Carson, while very charismatic, also hit a “message rut” by referring to “senior citizens” as “precious” so many times, I had to leave the auditorium to call my grandmother and tell her I love her.

I’ve seen Mr. Carson in social settings just talking one-on-one about issues, and he can be incredibly sharp when he’s his own man. But tonight, it was as if he was so focused on staying “on message” for the campaign that he came “off message” for some questions. Only once (on a question about federal earmarks during which Mr. Carson waxed appreciatively about dinosaurs at the Children’s Museum) did his compassion and well-measured sentimentality show through.

I don’t blame Mr. Carson though. I believe the DCCC stole his personality by chocking him full of “talking points,” and I'd like for the DCCC to give him his soul back. Just like with Elrod, when a candidate strains to hit certain pre-programmed responses, they lose their individuality, spontaneity, and humanity. Of course, they also win that way, which is why Senator Bayh keeps getting elected while boring the hell out of us all.
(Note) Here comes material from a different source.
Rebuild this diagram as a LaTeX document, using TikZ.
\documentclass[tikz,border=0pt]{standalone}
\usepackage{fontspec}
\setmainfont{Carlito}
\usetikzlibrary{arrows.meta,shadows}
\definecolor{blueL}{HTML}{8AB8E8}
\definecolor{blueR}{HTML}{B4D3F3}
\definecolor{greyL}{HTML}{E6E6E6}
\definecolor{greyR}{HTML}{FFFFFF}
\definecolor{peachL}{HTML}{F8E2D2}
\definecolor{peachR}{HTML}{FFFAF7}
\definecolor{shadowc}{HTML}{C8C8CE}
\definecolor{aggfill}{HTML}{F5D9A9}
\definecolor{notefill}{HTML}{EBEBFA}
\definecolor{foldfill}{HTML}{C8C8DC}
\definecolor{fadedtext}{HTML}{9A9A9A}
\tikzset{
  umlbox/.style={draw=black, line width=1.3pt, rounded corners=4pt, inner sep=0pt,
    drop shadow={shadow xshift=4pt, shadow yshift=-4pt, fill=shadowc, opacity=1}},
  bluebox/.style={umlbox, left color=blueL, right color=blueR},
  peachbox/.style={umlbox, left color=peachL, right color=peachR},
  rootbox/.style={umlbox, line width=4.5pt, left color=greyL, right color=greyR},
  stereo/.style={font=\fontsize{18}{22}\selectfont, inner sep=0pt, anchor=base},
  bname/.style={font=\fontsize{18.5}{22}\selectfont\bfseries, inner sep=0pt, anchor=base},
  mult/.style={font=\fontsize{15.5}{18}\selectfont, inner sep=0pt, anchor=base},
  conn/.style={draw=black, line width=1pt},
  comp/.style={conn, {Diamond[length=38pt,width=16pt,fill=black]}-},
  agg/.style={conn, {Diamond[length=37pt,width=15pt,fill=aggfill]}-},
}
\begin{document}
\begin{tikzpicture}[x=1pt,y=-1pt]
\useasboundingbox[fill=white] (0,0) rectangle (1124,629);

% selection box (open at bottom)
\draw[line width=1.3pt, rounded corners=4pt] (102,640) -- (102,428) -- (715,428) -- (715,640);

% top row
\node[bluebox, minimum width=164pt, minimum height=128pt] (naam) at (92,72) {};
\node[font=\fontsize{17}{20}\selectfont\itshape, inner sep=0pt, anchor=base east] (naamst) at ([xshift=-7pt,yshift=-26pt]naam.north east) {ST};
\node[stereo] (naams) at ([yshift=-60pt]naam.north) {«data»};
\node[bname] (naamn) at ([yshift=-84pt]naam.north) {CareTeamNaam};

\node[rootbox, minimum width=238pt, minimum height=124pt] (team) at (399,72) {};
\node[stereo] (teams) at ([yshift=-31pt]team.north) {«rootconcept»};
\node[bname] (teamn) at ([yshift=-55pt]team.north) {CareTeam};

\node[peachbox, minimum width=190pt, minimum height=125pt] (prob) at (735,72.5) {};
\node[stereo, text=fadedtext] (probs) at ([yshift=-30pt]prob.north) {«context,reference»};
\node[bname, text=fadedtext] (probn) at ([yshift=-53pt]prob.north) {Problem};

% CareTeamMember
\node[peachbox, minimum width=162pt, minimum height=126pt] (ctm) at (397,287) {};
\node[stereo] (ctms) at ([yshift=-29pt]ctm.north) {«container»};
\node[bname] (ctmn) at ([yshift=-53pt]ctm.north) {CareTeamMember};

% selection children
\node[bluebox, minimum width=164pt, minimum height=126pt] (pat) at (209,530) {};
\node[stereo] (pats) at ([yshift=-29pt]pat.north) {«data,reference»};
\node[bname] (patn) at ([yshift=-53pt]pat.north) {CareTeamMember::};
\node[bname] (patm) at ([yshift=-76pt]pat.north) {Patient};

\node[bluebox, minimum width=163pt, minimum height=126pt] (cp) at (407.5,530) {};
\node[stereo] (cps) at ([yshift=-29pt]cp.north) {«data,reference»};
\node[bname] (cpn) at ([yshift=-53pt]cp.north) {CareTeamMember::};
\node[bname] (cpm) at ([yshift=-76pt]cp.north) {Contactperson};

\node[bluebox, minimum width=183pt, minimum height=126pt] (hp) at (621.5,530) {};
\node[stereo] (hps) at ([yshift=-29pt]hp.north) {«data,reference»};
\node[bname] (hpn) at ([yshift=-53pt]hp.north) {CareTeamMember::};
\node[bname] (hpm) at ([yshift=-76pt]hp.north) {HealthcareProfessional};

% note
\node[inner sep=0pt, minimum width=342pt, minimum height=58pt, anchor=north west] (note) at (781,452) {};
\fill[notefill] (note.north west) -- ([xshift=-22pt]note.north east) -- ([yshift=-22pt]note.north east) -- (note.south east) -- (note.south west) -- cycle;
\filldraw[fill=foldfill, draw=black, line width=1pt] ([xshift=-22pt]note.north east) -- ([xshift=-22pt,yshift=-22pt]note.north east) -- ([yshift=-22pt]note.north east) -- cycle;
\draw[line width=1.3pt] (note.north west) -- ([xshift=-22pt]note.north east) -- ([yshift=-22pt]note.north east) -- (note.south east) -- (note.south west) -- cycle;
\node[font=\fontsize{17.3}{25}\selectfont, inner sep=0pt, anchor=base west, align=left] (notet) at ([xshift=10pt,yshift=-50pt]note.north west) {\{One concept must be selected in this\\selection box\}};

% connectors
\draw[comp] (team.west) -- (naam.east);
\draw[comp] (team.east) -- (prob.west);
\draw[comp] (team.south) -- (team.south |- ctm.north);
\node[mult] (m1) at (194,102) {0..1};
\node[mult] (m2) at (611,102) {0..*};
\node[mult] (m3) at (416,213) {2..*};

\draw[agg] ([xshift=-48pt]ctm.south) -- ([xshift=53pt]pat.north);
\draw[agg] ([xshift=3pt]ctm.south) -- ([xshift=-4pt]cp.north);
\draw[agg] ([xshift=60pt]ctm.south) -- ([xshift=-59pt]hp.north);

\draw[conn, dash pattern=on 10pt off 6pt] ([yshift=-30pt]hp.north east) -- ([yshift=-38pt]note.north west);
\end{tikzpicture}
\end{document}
Don't get it twisted, people. I hold the Senator in high regard. He is why I’m a Democrat. His campaign for Governor was the first on which I ever worked. I still have an autographed photo of him in my house somewhere.

But when was the last time you heard him give a speech that really moved you like he did back in 1988 or 1992 when he spoke with more urgency? (I miss the wordsmithing of Will Fay).

I think that’s what happens when you become too cautious. You become boring. Sean Shepherd had us in his palm tonight because he had nothing to fear. Including the fear of being elected.